** START GIVEN DATA **

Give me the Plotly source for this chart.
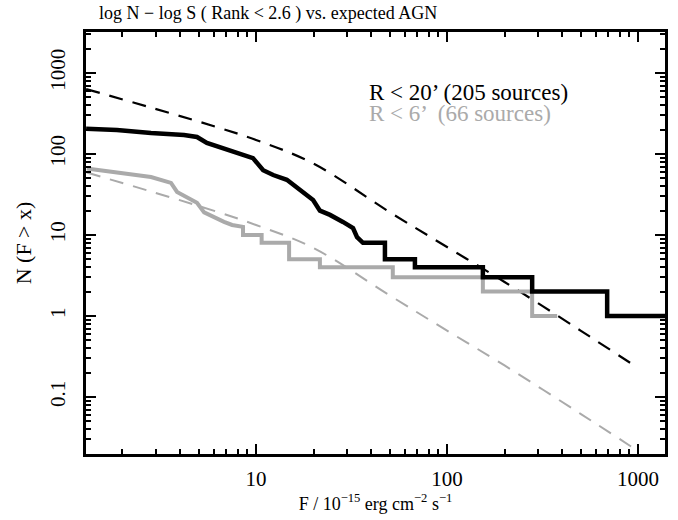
import plotly.graph_objects as go

# ---- data ----
# cumulative counts, R < 20' (205 sources)
flux_all = [1.29, 1.87, 2.82, 4.20, 4.91, 5.53, 7.67, 9.64, 10.9, 12.3, 14.5, 17.0, 19.9,
            21.6, 24.4, 28.5, 32.2, 33.8, 36.3, 47.3, 47.3, 67.9, 67.9, 154, 154,
            279, 279, 689, 689, 1400]
n_all = [205, 198, 181, 172, 162, 137, 106, 89, 63, 55, 48, 36, 27,
         20, 17.7, 14.5, 12.2, 9.4, 8, 8, 5, 5, 4, 4, 3,
         3, 2, 2, 1, 1]

# cumulative counts, R < 6' (66 sources)
flux_in = [1.30, 2.30, 2.82, 3.59, 3.86, 4.91, 5.35, 6.8, 7.5, 8.55, 8.55, 10.7, 10.7,
           14.9, 14.9, 21.6, 21.6, 52, 52, 154, 154, 279, 279, 377]
n_in = [66, 55, 52, 44, 34, 25, 19, 14.5, 13.3, 12.6, 10, 10, 8,
        8, 5, 5, 4, 4, 3, 3, 2, 2, 1, 1]

# expected AGN counts (model curves)
flux_agn20 = [1.29, 5.1, 10, 20, 50, 100, 200, 500, 1000]
n_agn20 = [634, 248, 149, 76, 19.2, 7.1, 2.63, 0.66, 0.228]

flux_agn6 = [1.30, 5.1, 10, 20, 50, 100, 200, 500, 1000]
n_agn6 = [59, 22.5, 13.3, 6.9, 1.8, 0.66, 0.245, 0.062, 0.0215]

x_ticks = [10, 100, 1000]
y_ticks = [0.1, 1, 10, 100, 1000]
y_ticklabels = ["0.1", "1", "10", "100", "1000"]
x_minor = [m * 10 ** e for e in range(0, 4) for m in range(2, 10)]
y_minor = [m * 10 ** e for e in range(-2, 4) for m in range(2, 10)]

BLACK = "#000000"
GRAY = "#aaaaaa"
FONT = "Liberation Serif, Times New Roman, serif"

fig = go.Figure()
fig.add_trace(go.Scatter(x=flux_agn20, y=n_agn20, mode="lines",
                         line=dict(color=BLACK, width=2.2, dash="14px,10px", shape="spline"),
                         showlegend=False))
fig.add_trace(go.Scatter(x=flux_agn6, y=n_agn6, mode="lines",
                         line=dict(color=GRAY, width=2, dash="14px,10px", shape="spline"),
                         showlegend=False))
fig.add_trace(go.Scatter(x=flux_in, y=n_in, mode="lines",
                         line=dict(color=GRAY, width=4),
                         showlegend=False))
fig.add_trace(go.Scatter(x=flux_all, y=n_all, mode="lines",
                         line=dict(color=BLACK, width=4.5),
                         showlegend=False))


def axis_common(minor_vals):
    return dict(
        showline=True, linecolor=BLACK, linewidth=2.5, mirror="allticks",
        ticks="inside", ticklen=10, tickwidth=2, tickcolor=BLACK,
        showgrid=False, zeroline=False, automargin=False,
        minor=dict(tickvals=minor_vals, ticks="inside", ticklen=5, tickwidth=2,
                   tickcolor=BLACK, showgrid=False),
        tickfont=dict(family=FONT, size=21, color=BLACK),
    )


fig.update_xaxes(type="log", range=[0.110, 3.141], tickvals=x_ticks,
                 ticktext=[str(v) for v in x_ticks], ticklabelstandoff=4,
                 title=dict(text="F / 10<sup>−15</sup> erg cm<sup>−2</sup> s<sup>−1</sup>",
                            font=dict(family=FONT, size=18, color=BLACK), standoff=4),
                 **axis_common(x_minor))
fig.update_yaxes(type="log", range=[-1.704, 3.506], tickvals=y_ticks,
                 ticktext=y_ticklabels, tickangle=-90, ticklabelstandoff=10,
                 title=dict(text="N (F &gt; x)",
                            font=dict(family=FONT, size=22, color=BLACK), standoff=9),
                 **axis_common(y_minor))

# chart title as an annotation above the plot frame
fig.add_annotation(text="log N − log S ( Rank &lt; 2.6 ) vs. expected AGN",
                   xref="paper", yref="paper", x=(97 - 86) / 579, y=1 + (32 - 14) / 422,
                   xanchor="left", yanchor="middle", showarrow=False,
                   font=dict(family=FONT, size=18, color=BLACK))

fig.add_annotation(text="R &lt; 20’ (205 sources)", xref="paper", yref="paper",
                   x=0.486, y=0.857, xanchor="left", yanchor="middle", showarrow=False,
                   font=dict(family=FONT, size=23, color=BLACK))
fig.add_annotation(text="R &lt; 6’  (66 sources)", xref="paper", yref="paper",
                   x=0.486, y=0.806, xanchor="left", yanchor="middle", showarrow=False,
                   font=dict(family=FONT, size=23, color=GRAY))

fig.update_layout(
    width=678, height=520,
    margin=dict(l=86, r=13, t=32, b=66, autoexpand=False),
    paper_bgcolor="white", plot_bgcolor="white",
)

fig.write_html("out.html", config={"displayModeBar": False},
               post_script="document.body.style.margin='0px';document.body.style.overflow='hidden';")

** END GIVEN DATA **

*REQUIRED WORK*
Copy every line of the data word for word, omitting the images.

*OUTPUT FOR THIS EXERCISE*
Give me the Plotly source for this chart.
import plotly.graph_objects as go

# ---- data ----
# cumulative counts, R < 20' (205 sources)
flux_all = [1.29, 1.87, 2.82, 4.20, 4.91, 5.53, 7.67, 9.64, 10.9, 12.3, 14.5, 17.0, 19.9,
            21.6, 24.4, 28.5, 32.2, 33.8, 36.3, 47.3, 47.3, 67.9, 67.9, 154, 154,
            279, 279, 689, 689, 1400]
n_all = [205, 198, 181, 172, 162, 137, 106, 89, 63, 55, 48, 36, 27,
         20, 17.7, 14.5, 12.2, 9.4, 8, 8, 5, 5, 4, 4, 3,
         3, 2, 2, 1, 1]

# cumulative counts, R < 6' (66 sources)
flux_in = [1.30, 2.30, 2.82, 3.59, 3.86, 4.91, 5.35, 6.8, 7.5, 8.55, 8.55, 10.7, 10.7,
           14.9, 14.9, 21.6, 21.6, 52, 52, 154, 154, 279, 279, 377]
n_in = [66, 55, 52, 44, 34, 25, 19, 14.5, 13.3, 12.6, 10, 10, 8,
        8, 5, 5, 4, 4, 3, 3, 2, 2, 1, 1]

# expected AGN counts (model curves)
flux_agn20 = [1.29, 5.1, 10, 20, 50, 100, 200, 500, 1000]
n_agn20 = [634, 248, 149, 76, 19.2, 7.1, 2.63, 0.66, 0.228]

flux_agn6 = [1.30, 5.1, 10, 20, 50, 100, 200, 500, 1000]
n_agn6 = [59, 22.5, 13.3, 6.9, 1.8, 0.66, 0.245, 0.062, 0.0215]

x_ticks = [10, 100, 1000]
y_ticks = [0.1, 1, 10, 100, 1000]
y_ticklabels = ["0.1", "1", "10", "100", "1000"]
x_minor = [m * 10 ** e for e in range(0, 4) for m in range(2, 10)]
y_minor = [m * 10 ** e for e in range(-2, 4) for m in range(2, 10)]

BLACK = "#000000"
GRAY = "#aaaaaa"
FONT = "Liberation Serif, Times New Roman, serif"

fig = go.Figure()
fig.add_trace(go.Scatter(x=flux_agn20, y=n_agn20, mode="lines",
                         line=dict(color=BLACK, width=2.2, dash="14px,10px", shape="spline"),
                         showlegend=False))
fig.add_trace(go.Scatter(x=flux_agn6, y=n_agn6, mode="lines",
                         line=dict(color=GRAY, width=2, dash="14px,10px", shape="spline"),
                         showlegend=False))
fig.add_trace(go.Scatter(x=flux_in, y=n_in, mode="lines",
                         line=dict(color=GRAY, width=4),
                         showlegend=False))
fig.add_trace(go.Scatter(x=flux_all, y=n_all, mode="lines",
                         line=dict(color=BLACK, width=4.5),
                         showlegend=False))


def axis_common(minor_vals):
    return dict(
        showline=True, linecolor=BLACK, linewidth=2.5, mirror="allticks",
        ticks="inside", ticklen=10, tickwidth=2, tickcolor=BLACK,
        showgrid=False, zeroline=False, automargin=False,
        minor=dict(tickvals=minor_vals, ticks="inside", ticklen=5, tickwidth=2,
                   tickcolor=BLACK, showgrid=False),
        tickfont=dict(family=FONT, size=21, color=BLACK),
    )


fig.update_xaxes(type="log", range=[0.110, 3.141], tickvals=x_ticks,
                 ticktext=[str(v) for v in x_ticks], ticklabelstandoff=4,
                 title=dict(text="F / 10<sup>−15</sup> erg cm<sup>−2</sup> s<sup>−1</sup>",
                            font=dict(family=FONT, size=18, color=BLACK), standoff=4),
                 **axis_common(x_minor))
fig.update_yaxes(type="log", range=[-1.704, 3.506], tickvals=y_ticks,
                 ticktext=y_ticklabels, tickangle=-90, ticklabelstandoff=10,
                 title=dict(text="N (F &gt; x)",
                            font=dict(family=FONT, size=22, color=BLACK), standoff=9),
                 **axis_common(y_minor))

# chart title as an annotation above the plot frame
fig.add_annotation(text="log N − log S ( Rank &lt; 2.6 ) vs. expected AGN",
                   xref="paper", yref="paper", x=(97 - 86) / 579, y=1 + (32 - 14) / 422,
                   xanchor="left", yanchor="middle", showarrow=False,
                   font=dict(family=FONT, size=18, color=BLACK))

fig.add_annotation(text="R &lt; 20’ (205 sources)", xref="paper", yref="paper",
                   x=0.486, y=0.857, xanchor="left", yanchor="middle", showarrow=False,
                   font=dict(family=FONT, size=23, color=BLACK))
fig.add_annotation(text="R &lt; 6’  (66 sources)", xref="paper", yref="paper",
                   x=0.486, y=0.806, xanchor="left", yanchor="middle", showarrow=False,
                   font=dict(family=FONT, size=23, color=GRAY))

fig.update_layout(
    width=678, height=520,
    margin=dict(l=86, r=13, t=32, b=66, autoexpand=False),
    paper_bgcolor="white", plot_bgcolor="white",
)

fig.write_html("out.html", config={"displayModeBar": False},
               post_script="document.body.style.margin='0px';document.body.style.overflow='hidden';")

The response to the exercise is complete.